*TASK REQUIREMENTS*
Images should be left out, and everything else in the listing reproduced exactly.
==*==
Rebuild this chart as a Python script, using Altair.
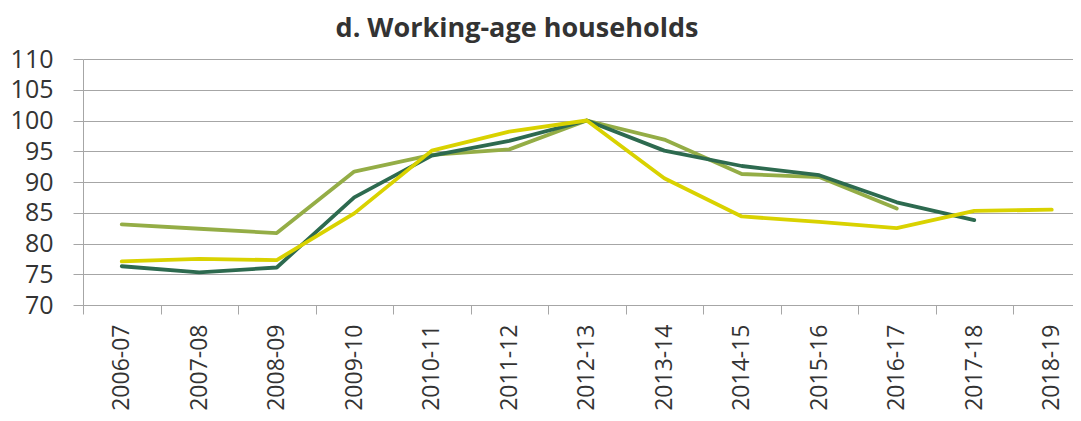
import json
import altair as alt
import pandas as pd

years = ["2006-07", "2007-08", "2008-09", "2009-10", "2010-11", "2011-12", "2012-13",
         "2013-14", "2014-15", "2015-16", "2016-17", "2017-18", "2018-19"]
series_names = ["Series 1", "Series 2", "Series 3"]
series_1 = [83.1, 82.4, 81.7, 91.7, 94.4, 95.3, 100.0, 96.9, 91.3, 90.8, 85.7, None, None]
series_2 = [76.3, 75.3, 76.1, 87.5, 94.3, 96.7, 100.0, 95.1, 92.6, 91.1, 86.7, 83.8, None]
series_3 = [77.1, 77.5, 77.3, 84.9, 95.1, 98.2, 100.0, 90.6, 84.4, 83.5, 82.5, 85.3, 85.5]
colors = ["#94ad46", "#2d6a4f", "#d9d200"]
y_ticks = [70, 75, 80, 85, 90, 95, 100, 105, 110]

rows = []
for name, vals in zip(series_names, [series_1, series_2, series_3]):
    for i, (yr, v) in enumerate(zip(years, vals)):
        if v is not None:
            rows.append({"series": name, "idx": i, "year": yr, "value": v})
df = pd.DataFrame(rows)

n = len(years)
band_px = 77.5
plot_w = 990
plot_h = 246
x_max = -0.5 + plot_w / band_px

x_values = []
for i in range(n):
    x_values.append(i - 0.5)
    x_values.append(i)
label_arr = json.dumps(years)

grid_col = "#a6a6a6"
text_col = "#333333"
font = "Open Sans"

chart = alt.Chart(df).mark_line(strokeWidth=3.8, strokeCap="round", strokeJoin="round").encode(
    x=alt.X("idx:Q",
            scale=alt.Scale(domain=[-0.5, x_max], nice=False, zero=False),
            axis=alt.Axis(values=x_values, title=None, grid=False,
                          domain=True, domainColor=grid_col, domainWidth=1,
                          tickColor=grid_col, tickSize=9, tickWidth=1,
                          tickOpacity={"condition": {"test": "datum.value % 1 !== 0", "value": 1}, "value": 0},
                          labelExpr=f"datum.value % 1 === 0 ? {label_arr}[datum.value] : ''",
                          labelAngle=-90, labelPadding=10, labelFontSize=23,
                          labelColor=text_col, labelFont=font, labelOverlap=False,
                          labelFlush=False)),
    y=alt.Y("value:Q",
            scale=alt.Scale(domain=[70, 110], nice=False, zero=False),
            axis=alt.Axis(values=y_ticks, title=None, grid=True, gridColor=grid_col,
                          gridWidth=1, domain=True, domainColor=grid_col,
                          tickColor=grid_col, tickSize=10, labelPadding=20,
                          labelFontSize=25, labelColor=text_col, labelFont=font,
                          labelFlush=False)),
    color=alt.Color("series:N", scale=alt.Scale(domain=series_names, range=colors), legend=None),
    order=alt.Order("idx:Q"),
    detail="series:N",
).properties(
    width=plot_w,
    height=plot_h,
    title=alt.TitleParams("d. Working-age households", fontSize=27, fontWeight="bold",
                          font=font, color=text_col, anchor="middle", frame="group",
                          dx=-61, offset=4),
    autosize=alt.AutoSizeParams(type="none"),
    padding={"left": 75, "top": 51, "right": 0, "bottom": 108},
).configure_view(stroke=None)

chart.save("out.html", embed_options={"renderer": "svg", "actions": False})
==*==
*OUTPUT*
Rebuild this chart as a Python script, using Altair.
import json
import altair as alt
import pandas as pd

years = ["2006-07", "2007-08", "2008-09", "2009-10", "2010-11", "2011-12", "2012-13",
         "2013-14", "2014-15", "2015-16", "2016-17", "2017-18", "2018-19"]
series_names = ["Series 1", "Series 2", "Series 3"]
series_1 = [83.1, 82.4, 81.7, 91.7, 94.4, 95.3, 100.0, 96.9, 91.3, 90.8, 85.7, None, None]
series_2 = [76.3, 75.3, 76.1, 87.5, 94.3, 96.7, 100.0, 95.1, 92.6, 91.1, 86.7, 83.8, None]
series_3 = [77.1, 77.5, 77.3, 84.9, 95.1, 98.2, 100.0, 90.6, 84.4, 83.5, 82.5, 85.3, 85.5]
colors = ["#94ad46", "#2d6a4f", "#d9d200"]
y_ticks = [70, 75, 80, 85, 90, 95, 100, 105, 110]

rows = []
for name, vals in zip(series_names, [series_1, series_2, series_3]):
    for i, (yr, v) in enumerate(zip(years, vals)):
        if v is not None:
            rows.append({"series": name, "idx": i, "year": yr, "value": v})
df = pd.DataFrame(rows)

n = len(years)
band_px = 77.5
plot_w = 990
plot_h = 246
x_max = -0.5 + plot_w / band_px

x_values = []
for i in range(n):
    x_values.append(i - 0.5)
    x_values.append(i)
label_arr = json.dumps(years)

grid_col = "#a6a6a6"
text_col = "#333333"
font = "Open Sans"

chart = alt.Chart(df).mark_line(strokeWidth=3.8, strokeCap="round", strokeJoin="round").encode(
    x=alt.X("idx:Q",
            scale=alt.Scale(domain=[-0.5, x_max], nice=False, zero=False),
            axis=alt.Axis(values=x_values, title=None, grid=False,
                          domain=True, domainColor=grid_col, domainWidth=1,
                          tickColor=grid_col, tickSize=9, tickWidth=1,
                          tickOpacity={"condition": {"test": "datum.value % 1 !== 0", "value": 1}, "value": 0},
                          labelExpr=f"datum.value % 1 === 0 ? {label_arr}[datum.value] : ''",
                          labelAngle=-90, labelPadding=10, labelFontSize=23,
                          labelColor=text_col, labelFont=font, labelOverlap=False,
                          labelFlush=False)),
    y=alt.Y("value:Q",
            scale=alt.Scale(domain=[70, 110], nice=False, zero=False),
            axis=alt.Axis(values=y_ticks, title=None, grid=True, gridColor=grid_col,
                          gridWidth=1, domain=True, domainColor=grid_col,
                          tickColor=grid_col, tickSize=10, labelPadding=20,
                          labelFontSize=25, labelColor=text_col, labelFont=font,
                          labelFlush=False)),
    color=alt.Color("series:N", scale=alt.Scale(domain=series_names, range=colors), legend=None),
    order=alt.Order("idx:Q"),
    detail="series:N",
).properties(
    width=plot_w,
    height=plot_h,
    title=alt.TitleParams("d. Working-age households", fontSize=27, fontWeight="bold",
                          font=font, color=text_col, anchor="middle", frame="group",
                          dx=-61, offset=4),
    autosize=alt.AutoSizeParams(type="none"),
    padding={"left": 75, "top": 51, "right": 0, "bottom": 108},
).configure_view(stroke=None)

chart.save("out.html", embed_options={"renderer": "svg", "actions": False})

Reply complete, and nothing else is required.